Nearly a decade after the Supreme Court allowed New London and its redevelopment agency to bulldoze those homes in the name of economic salvation, the promises have been unmasked as empty speculation. Construction financing for the project dried up when the housing market collapsed in 2008. A year later, Pfizer pulled out, taking 1,400 jobs along with it and leaving its eight-year-old office building vacant. Efforts in recent years to resuscitate the development plans have failed to attract the necessary financial support.

Where rows of homes once formed a working-class neighborhood, a barren field now dominates.

Beth Sabilia, the New London mayor when the eminent domain dispute played out, has expressed regret over the controversy. “Yes, the city of New London won” in court, she said in 2009, Jerome Tuccille reported at Examiner.com. “But no one in the city of New London really won.”

The same can be said for the rest of the country.

While outrage over Kelo did lead 44 states to reform their laws or their state constitution to impose additional restrictions on the use of eminent domain for commercial and economic development, the court’s weakening of the Takings Clause remains an invitation for abuse — and examples abound from coast to coast.
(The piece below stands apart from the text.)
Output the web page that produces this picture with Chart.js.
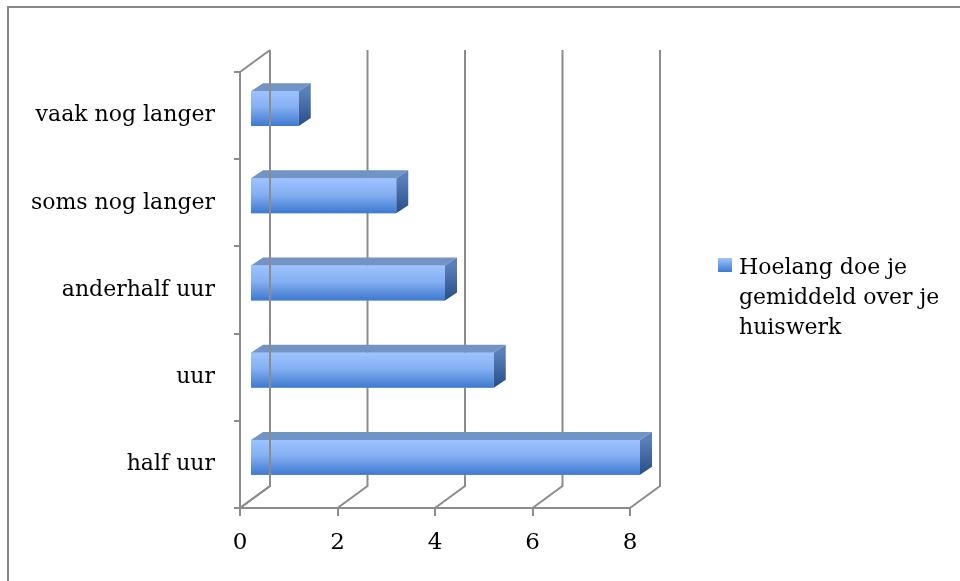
<!DOCTYPE html>
<html>
<head>
<meta charset="utf-8">
<script src="https://cdn.jsdelivr.net/npm/chart.js@4"></script>
<style>
  html, body { margin: 0; padding: 0; background: #fff; }
  #wrap { position: relative; width: 960px; height: 581px; }
</style>
</head>
<body>
<div id="wrap"><canvas id="hwChart" width="960" height="581"></canvas></div>
<script>
// data
const categories = ['vaak nog langer', 'soms nog langer', 'anderhalf uur', 'uur', 'half uur'];
const counts = [1, 3, 4, 5, 8];
const seriesName = 'Hoelang doe je gemiddeld over je huiswerk';
const legendLines = ['Hoelang doe je', 'gemiddeld over je', 'huiswerk'];
const xTicks = [0, 2, 4, 6, 8];

const lineGrey = '#8c8c8c';
const serif = "'DejaVu Serif', serif";
const wallDX = 30, wallDY = -22;   // depth of the back wall
const barDX = 10, barDY = -7;      // bar front sits a third of the way in
const sideDX = 12, sideDY = -8;    // bar depth

function frontGradient(ctx, top, bottom) {
    const g = ctx.createLinearGradient(0, top, 0, bottom);
    g.addColorStop(0, '#9dc3ff');
    g.addColorStop(0.45, '#86b0f2');
    g.addColorStop(1, '#3d79cf');
    return g;
}

// back wall, side wall and floor lines
const wallPlugin = {
    id: 'wall',
    beforeDatasetsDraw(chart) {
        const { ctx, chartArea: a, scales: { x } } = chart;
        ctx.save();
        ctx.strokeStyle = lineGrey;
        ctx.lineWidth = 2;
        ctx.beginPath();
        xTicks.forEach(v => {
            const px = x.getPixelForValue(v);
            ctx.moveTo(px, a.bottom);
            ctx.lineTo(px + wallDX, a.bottom + wallDY);
            ctx.lineTo(px + wallDX, a.top + wallDY);
        });
        ctx.moveTo(a.left, a.top);
        ctx.lineTo(a.left + wallDX, a.top + wallDY);
        ctx.stroke();
        ctx.restore();

        // bars are pushed into the depth
        ctx.save();
        ctx.translate(barDX, barDY);
    },
    afterDatasetsDraw(chart) {
        const ctx = chart.ctx;
        const meta = chart.getDatasetMeta(0);
        meta.data.forEach(bar => {
            const p = bar.getProps(['x', 'y', 'base', 'height'], true);
            const top = p.y - p.height / 2, bottom = p.y + p.height / 2;
            // soft shadow on the wall
            ctx.save();
            ctx.shadowColor = 'rgba(0,0,0,0.35)';
            ctx.shadowBlur = 6;
            ctx.fillStyle = 'rgba(200,200,200,0.6)';
            ctx.fillRect(p.base + 4, top + 2, 2, p.height - 4);
            ctx.restore();
            // top face
            ctx.fillStyle = '#7293c6';
            ctx.beginPath();
            ctx.moveTo(p.base, top);
            ctx.lineTo(p.x, top);
            ctx.lineTo(p.x + sideDX, top + sideDY);
            ctx.lineTo(p.base + sideDX, top + sideDY);
            ctx.closePath();
            ctx.fill();
            // side face
            const sg = ctx.createLinearGradient(0, top, 0, bottom);
            sg.addColorStop(0, '#5b7fb9');
            sg.addColorStop(1, '#274d88');
            ctx.fillStyle = sg;
            ctx.beginPath();
            ctx.moveTo(p.x, top);
            ctx.lineTo(p.x + sideDX, top + sideDY);
            ctx.lineTo(p.x + sideDX, bottom + sideDY);
            ctx.lineTo(p.x, bottom);
            ctx.closePath();
            ctx.fill();
            // front face again on top of the shadow
            ctx.fillStyle = frontGradient(ctx, top, bottom);
            ctx.fillRect(p.base, top, p.x - p.base, p.height);
        });
        ctx.restore();

        // bottom-left floor diagonal
        const a = chart.chartArea;
        ctx.save();
        ctx.strokeStyle = lineGrey;
        ctx.lineWidth = 2;
        ctx.beginPath();
        ctx.moveTo(a.left, a.bottom);
        ctx.lineTo(a.left + wallDX, a.bottom + wallDY);
        ctx.lineTo(a.left + wallDX, a.top + wallDY);
        ctx.stroke();
        ctx.restore();
    }
};

// legend drawn on the right with wrapped text, plus the outer frame
const sidePlugin = {
    id: 'side',
    afterDraw(chart) {
        const ctx = chart.ctx;
        ctx.save();
        const g = ctx.createLinearGradient(0, 258, 0, 272);
        g.addColorStop(0, '#9dc3ff');
        g.addColorStop(1, '#3d79cf');
        ctx.fillStyle = g;
        ctx.fillRect(718, 258, 14, 14);
        ctx.fillStyle = '#000';
        ctx.font = '22px ' + serif;
        ctx.textBaseline = 'middle';
        legendLines.forEach((t, i) => ctx.fillText(t, 739, 268 + i * 30));
        ctx.strokeStyle = '#888';
        ctx.lineWidth = 2;
        ctx.beginPath();
        ctx.moveTo(8, 600);
        ctx.lineTo(8, 7);
        ctx.lineTo(980, 7);
        ctx.stroke();
        ctx.restore();
    }
};

new Chart(document.getElementById('hwChart').getContext('2d'), {
    type: 'bar',
    data: {
        labels: categories,
        datasets: [{
            label: seriesName,
            data: counts,
            backgroundColor: '#86b0f2',
            borderWidth: 0,
            barPercentage: 0.5,
            categoryPercentage: 0.8
        }]
    },
    options: {
        indexAxis: 'y',
        responsive: false,
        animation: false,
        layout: { padding: { top: 72, right: 330, left: 0, bottom: 0 } },
        scales: {
            x: {
                min: 0, max: 8,
                afterBuildTicks: s => { s.ticks = xTicks.map(v => ({ value: v })); },
                afterFit: s => { s.height = 73; },
                grid: { drawOnChartArea: false, color: lineGrey, lineWidth: 2, tickLength: 8 },
                border: { color: lineGrey, width: 2 },
                ticks: { color: '#000', padding: 13, font: { family: serif, size: 23 } }
            },
            y: {
                afterFit: s => { s.width = 240; },
                grid: { offset: true, drawOnChartArea: false, color: lineGrey, lineWidth: 2, tickLength: 6 },
                border: { color: lineGrey, width: 2 },
                ticks: { color: '#000', padding: 19, font: { family: serif, size: 22 } }
            }
        },
        plugins: {
            legend: { display: false },
            tooltip: { enabled: false }
        }
    },
    plugins: [wallPlugin, sidePlugin]
});
</script>
</body>
</html>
In recent years, municipalities in Illinois, New Jersey, New York, Louisiana and Colorado have pushed forward with commercial-use takings. Meanwhile, a pending ballot question in California would expand the state’s powers to raze private homes and businesses and turn the land over to developers.

None of this comes as any surprise to the dissenting justices.

“Under the banner of economic development, all private property is now vulnerable to being taken and transferred to another private owner,” wrote Justice Sandra Day O’Connor for the minority, later adding that the decision “wash[es] out any distinction between private and public use of property and thereby effectively [deletes] the words ‘for public use’ from the Takings Clause of the Fifth Amendment … The government now has license to transfer property from those with fewer resources to those with more,” she concluded. “The Founders cannot have intended this perverse result.”

In a separate dissent, Justice Clarence Thomas called the decision “far-reaching and dangerous.” He went on to observe, “Something has gone seriously awry with this Court’s interpretation with the Constitution. Though citizens are safe from the government in their homes, the homes themselves are not.”

The home of Ms. Kelo, a nurse, was spared demolition when she sold it in 2008 for $1 to a local opponent of the seizure who then moved the pink structure a few miles away. There it sits today, an unhappy reminder of the dangers of unchecked state power— and the consequences of judicial indifference to it.

Just this week, two movie producers announced they would bring a feature film on the Kelo case to theaters across the nation next year. Art will once again imitate life, and one can only hope that the public and politicians will learn the lesson that eminent domain for private gain is not only wrong, but it simply doesn’t work. 

John Kerr is a communications fellow with the Institute for Justice, a public-interest law firm in Arlington, Va., which litigated on behalf of the Kelo homeowners.